Kritik am Vorschlag der Union

Nun wirbt mit solch beliebten Gedankenspielen auch die Union. Ihr Vorschlag erinnert dabei übrigens an eine weitere SPD-Idee: Arbeitsministerin Andrea Nahles ist dafür, dass alle Bürger beim Start ins Arbeitsleben ein persönliches Erwerbstätigenkonto mit einem Startguthaben erhalten. Damit sollen Lohnausfälle bei Weiterbildung, Existenzgründung, Teilzeitphasen oder Auszeiten kompensiert werden.

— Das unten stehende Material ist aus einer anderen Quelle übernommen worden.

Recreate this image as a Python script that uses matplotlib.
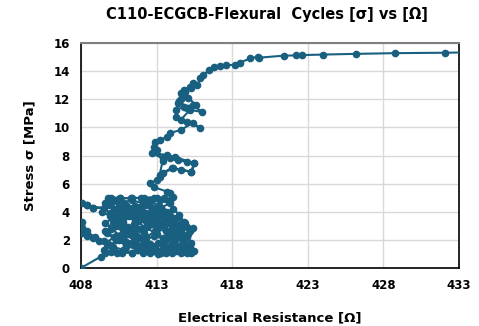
import matplotlib.pyplot as plt

# values, in drawing order
# low-stress cycles (0-5 MPa)
cluster_x = [
    408.0, 409.3, 409.6, 410.2, 409.8, 409.2, 408.8, 408.4, 408.1, 408.05,
    408.1, 408.4, 408.9, 409.5, 410.1, 410.8, 411.4, 412.0, 412.6, 413.3,
    414.0, 414.6, 415.3, 414.8, 414.2, 413.6, 413.0, 412.3, 411.6, 410.9,
    410.2, 409.6, 410.0, 410.6, 411.3, 412.0, 412.8, 413.5, 413.8, 414.1,
    414.5, 414.8, 415.0, 415.4, 415.1, 414.6, 414.0, 413.4, 412.8, 412.1,
    411.4, 410.7, 410.0, 409.5, 409.7, 410.3, 410.9, 411.5, 412.1, 412.7,
    413.3, 413.9, 413.2, 412.4, 411.6, 410.8, 410.6, 408.8, 408.4, 408.05,
    408.4, 408.8, 410.6, 410.3, 410.9, 411.5, 412.1, 412.7, 413.4, 414.0,
    414.5, 414.9, 414.4, 413.8, 413.1, 412.5, 411.9, 411.2, 410.5, 409.9,
    410.4, 411.0, 411.6, 412.3, 412.9, 413.5, 414.1, 414.7, 414.3, 413.7,
    413.1, 412.4, 411.8, 411.1, 410.6, 410.0, 409.6, 410.2, 410.8, 411.4,
    412.0, 412.6, 413.2, 413.7, 414.2, 414.6, 415.0, 415.3, 414.9, 414.3,
    413.6, 412.9, 412.3, 411.7, 411.1, 410.5, 409.9, 409.5, 410.0, 410.7,
    411.4, 412.1, 412.7, 413.2, 413.6, 414.0, 414.4, 414.8, 415.2, 415.5,
    415.0, 414.4, 413.9, 413.4, 412.9, 412.3, 411.7, 411.0, 410.4, 409.9,
    410.5, 411.1, 411.8, 412.4, 413.0, 413.6, 414.2, 413.8, 413.2, 412.6,
    412.0, 411.3, 410.7, 410.1, 409.7, 410.3, 411.0, 411.7, 412.2, 412.8,
    413.4, 414.0, 414.6, 414.2, 413.6, 413.0, 412.5, 411.9, 411.2, 410.6,
    410.9, 411.6, 412.3, 413.0, 413.7, 414.3, 413.9, 413.4, 412.8, 412.2,
    411.5, 410.8, 410.3, 410.9, 411.5, 412.2, 412.9, 413.5, 414.1, 413.7,
    413.0, 412.2, 411.4, 410.6, 409.8, 409.4, 409.9, 410.5, 411.2, 411.9,
    412.6, 413.3, 414.0, 414.7, 415.2, 414.6, 413.9, 413.1, 412.4, 411.7,
    410.9, 410.2, 409.6, 410.1, 410.8, 411.5, 412.2, 412.9, 413.5, 413.0,
    413.1, 412.6,
]
cluster_y = [
    0.0, 0.8, 1.1, 1.3, 1.6, 1.9, 2.1, 2.3, 2.5, 2.8,
    3.3, 2.6, 2.2, 1.9, 1.5, 1.3, 1.1, 1.4, 1.1, 1.05,
    1.1, 1.05, 1.05, 1.3, 1.6, 2.0, 2.4, 2.9, 3.3, 3.8,
    4.2, 4.6, 5.0, 5.0, 4.95, 5.0, 5.0, 4.95, 4.7, 4.2,
    3.8, 3.3, 2.9, 2.85, 2.4, 2.1, 1.7, 1.4, 1.2, 1.05,
    1.1, 1.05, 1.15, 1.3, 1.8, 2.3, 2.7, 3.1, 3.5, 3.9,
    4.3, 4.6, 4.8, 4.6, 4.4, 4.3, 4.25, 4.3, 4.5, 4.6,
    4.5, 4.3, 4.25, 3.0, 2.4, 2.0, 1.6, 1.4, 1.8, 2.3,
    2.8, 3.2, 3.6, 3.9, 3.6, 3.2, 2.8, 2.4, 2.0, 1.6,
    1.1, 1.5, 1.8, 2.2, 2.6, 3.0, 3.4, 3.0, 2.5, 2.2,
    1.8, 1.5, 1.3, 1.8, 2.3, 2.8, 3.2, 3.6, 3.3, 3.7,
    4.1, 4.4, 4.1, 3.5, 3.0, 2.6, 2.2, 1.8, 1.5, 1.2,
    1.05, 1.5, 1.9, 2.3, 2.9, 3.5, 3.9, 4.3, 4.6, 4.7,
    4.8, 4.6, 4.2, 3.8, 3.4, 2.9, 2.4, 1.9, 1.5, 1.2,
    1.05, 1.5, 2.6, 3.2, 3.6, 3.9, 4.2, 4.5, 4.8, 4.9,
    4.4, 4.0, 3.6, 3.0, 2.8, 2.6, 2.0, 1.5, 1.2, 1.7,
    2.1, 2.6, 3.1, 3.4, 2.5, 2.0, 1.6, 1.3, 1.9, 2.3,
    2.1, 2.7, 3.1, 3.5, 3.9, 4.3, 4.6, 4.1, 3.7, 3.2,
    2.7, 3.0, 3.4, 3.8, 3.2, 2.6, 2.2, 1.7, 1.4, 1.9,
    2.4, 2.9, 3.3, 3.7, 4.1, 4.5, 4.2, 3.8, 3.3, 4.0,
    4.97, 5.0, 4.97, 4.95, 5.0, 4.0, 3.7, 3.9, 4.3, 3.9,
    3.5, 3.1, 2.5, 2.3, 2.6, 1.6, 1.3, 1.0, 1.2, 1.6,
    1.9, 2.2, 2.6, 2.9, 3.1, 2.7, 2.5, 3.1, 3.7, 4.3,
    4.4, 4.8,
]

# climb from 5 MPa to the plateau
rise_x = [
    413.9, 414.1, 413.9, 413.7, 412.8, 412.6, 413.0, 413.2,
    413.4, 414.0, 414.6, 415.3, 415.5, 415.0, 414.4, 413.9,
    413.7, 412.7, 413.4, 414.2, 415.5, 415.3, 414.1, 413.2,
    413.4, 413.0, 412.8, 412.9, 413.2, 413.7, 413.9, 414.6,
    415.4, 415.9, 415.0, 414.3, 414.6, 415.2, 416.0, 415.4,
    414.8, 414.3, 414.4, 414.6, 414.6, 414.8, 415.2, 415.4,
    414.9, 414.5, 415.0, 415.6, 415.1, 414.7, 415.3, 415.7,
    415.9, 416.1, 416.5, 416.8, 417.2, 417.6, 418.2, 418.5,
    419.2, 419.7,
]
rise_y = [
    4.84, 5.05, 5.33, 5.43, 5.76, 6.05, 6.26, 6.47,
    6.76, 7.11, 6.97, 6.85, 7.45, 7.54, 7.68, 7.82,
    8.04, 8.16, 7.8, 7.9, 7.45, 6.85, 7.1, 6.6,
    7.6, 8.39, 8.61, 8.96, 9.10, 9.32, 9.60, 9.82,
    10.31, 9.96, 10.38, 10.74, 10.53, 11.24, 11.10, 11.59,
    11.47, 11.24, 11.71, 12.0, 12.42, 12.66, 12.90, 13.16,
    12.5, 11.9, 11.4, 11.6, 12.1, 12.3, 12.8, 13.0,
    13.49, 13.73, 14.08, 14.32, 14.35, 14.44, 14.44, 14.60,
    14.91, 15.03,
]

# plateau tail
tail_x = [419.8, 421.4, 422.2, 422.6, 424.0, 426.2, 428.8, 432.1, 435.0]
tail_y = [14.96, 15.10, 15.12, 15.14, 15.18, 15.23, 15.28, 15.31, 15.36]

resistance = cluster_x + rise_x + tail_x
stress = cluster_y + rise_y + tail_y

x_ticks = [408, 413, 418, 423, 428, 433]
y_ticks = [0, 2, 4, 6, 8, 10, 12, 14, 16]

line_color = '#195F80'

fig = plt.figure(figsize=(4.79, 3.26), dpi=100)
ax = fig.add_axes([0.169, 0.178, 0.789, 0.69])

ax.plot(resistance, stress, color=line_color, linewidth=1.5,
        marker='o', markersize=5.5, markeredgewidth=0, zorder=3)

ax.set_xlim(408, 433)
ax.set_ylim(0, 16)
ax.set_xticks(x_ticks)
ax.set_yticks(y_ticks)
ax.grid(True, color='#d9d9d9', linewidth=1.0, zorder=0)
ax.set_axisbelow(True)
ax.tick_params(length=0, labelsize=8.5, pad=8)
for lab in ax.get_xticklabels() + ax.get_yticklabels():
    lab.set_fontweight('bold')

for side in ['left', 'bottom', 'right']:
    ax.spines[side].set_color('black')
    ax.spines[side].set_linewidth(1.2)
ax.spines['top'].set_color('#7f7f7f')
ax.spines['top'].set_linewidth(1.5)

ax.set_xlabel('Electrical Resistance [Ω]', fontsize=9.5, fontweight='bold', labelpad=14)
ax.set_ylabel('Stress σ [MPa]', fontsize=9.5, fontweight='bold', labelpad=12)
fig.text(0.557, 0.957, 'C110-ECGCB-Flexural  Cycles [σ] vs [Ω]', ha='center', va='center',
         fontsize=10.5, fontweight='bold')

fig.savefig('out.png', dpi=100)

Die stellvertretende SPD-Fraktionschefin Carola Reimann bezeichnete die aktuellen Vorschläge der Frauen-Union deswegen als „Feigenblatt, das kaschieren soll, dass die Union in der Familienpolitik blank ist“. Außerdem sei die Idee unausgegoren. „Junge Eltern sind überhaupt nicht in der Lage, schon ein entsprechendes Arbeitszeitpolster angespart zu haben“, sagte sie dem Tagesspiegel. „Sie haben viel mehr davon, wenn sie vom Staat durch ein Familiengeld unterstützt werden.“ So wie es ihre Partei vorhat.